Does this mean I am not self disciplined? I am not buying that puppy. Hedonism does not need to be unplanned or extreme. It can be as simple as having a long lunch in the sun, swimming, eating at a fine restaurant, blogging, travelling to new destinations, dancing, listening to music, sleeping in or reading in bed. It is about a little piece of personal freedom and doing the things you love. I advocate ethical hedonism, hedonism without living a harmful life. The key as always is balance and common sense.
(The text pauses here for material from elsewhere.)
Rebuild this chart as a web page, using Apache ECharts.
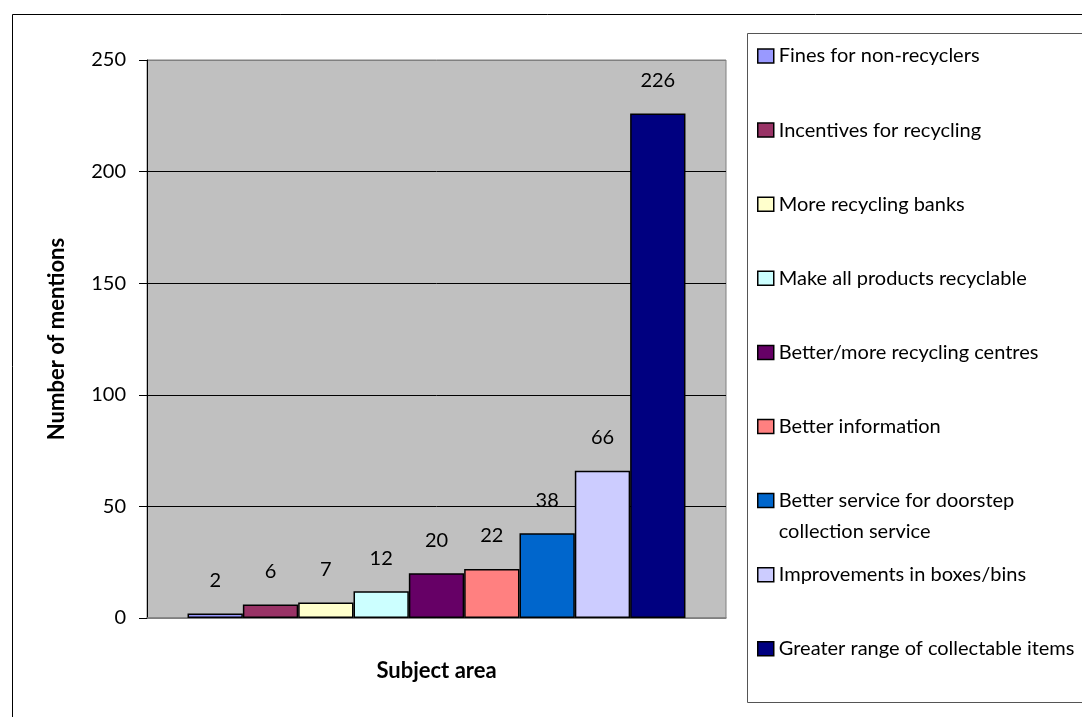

I always feel a little bemused when people make comments like “I wasted half a day, I didn’t get out of bed until midday.” To which my response is: “And the problem is……?” Fair enough, if you don’t get out of bed before midday as means of regularly shirking responsibility or avoiding reality. But really, what’s wrong with getting out of bed at midday on a weekend morning, particularly when it’s cold, dark and raining outside after you have been working all week or even if it’s not? What’s wrong with sitting around talking, sharing, reading and laughing whilst the dirty dishes from last night’s dinner are sitting in the sink? That hour or two of bonding is enough to keep you going for weeks and give you plenty of energy and motivation to tackle any amount of dirty dishes, dirty laundry and other associated housework. Why are we conditioned to think that every activity must produce a tangible, positive result or be progress towards a goal?

Engaging in ethical hedonism is not only permitted, but I suggest, should be mandatory. Those who think that life is solely about obligations and achievement are missing out. Life is also about pleasure, the dolce vita and we should not feel guilty about the occasional indulgence. Mothers please take note, you owe it to yourselves and those around you to indulge just a little.

Let us not wake up one morning and think that today is going to be THE day only to discover our health and abilities compromised. Tomorrow may never come and those of us at midlife need to balance out living for tomorrow with our capabilities of today. So come and join me and practice a little ethical hedonism every now and again. You never know, it may even give you a longer, happier life.

Viva La Ethical Hedonism Revolution!

Do you have any little indulgences that keep you going? Is blogging one of them? If so, please share them with us. Do you agree that a little ethical hedonism is essential to a happy life?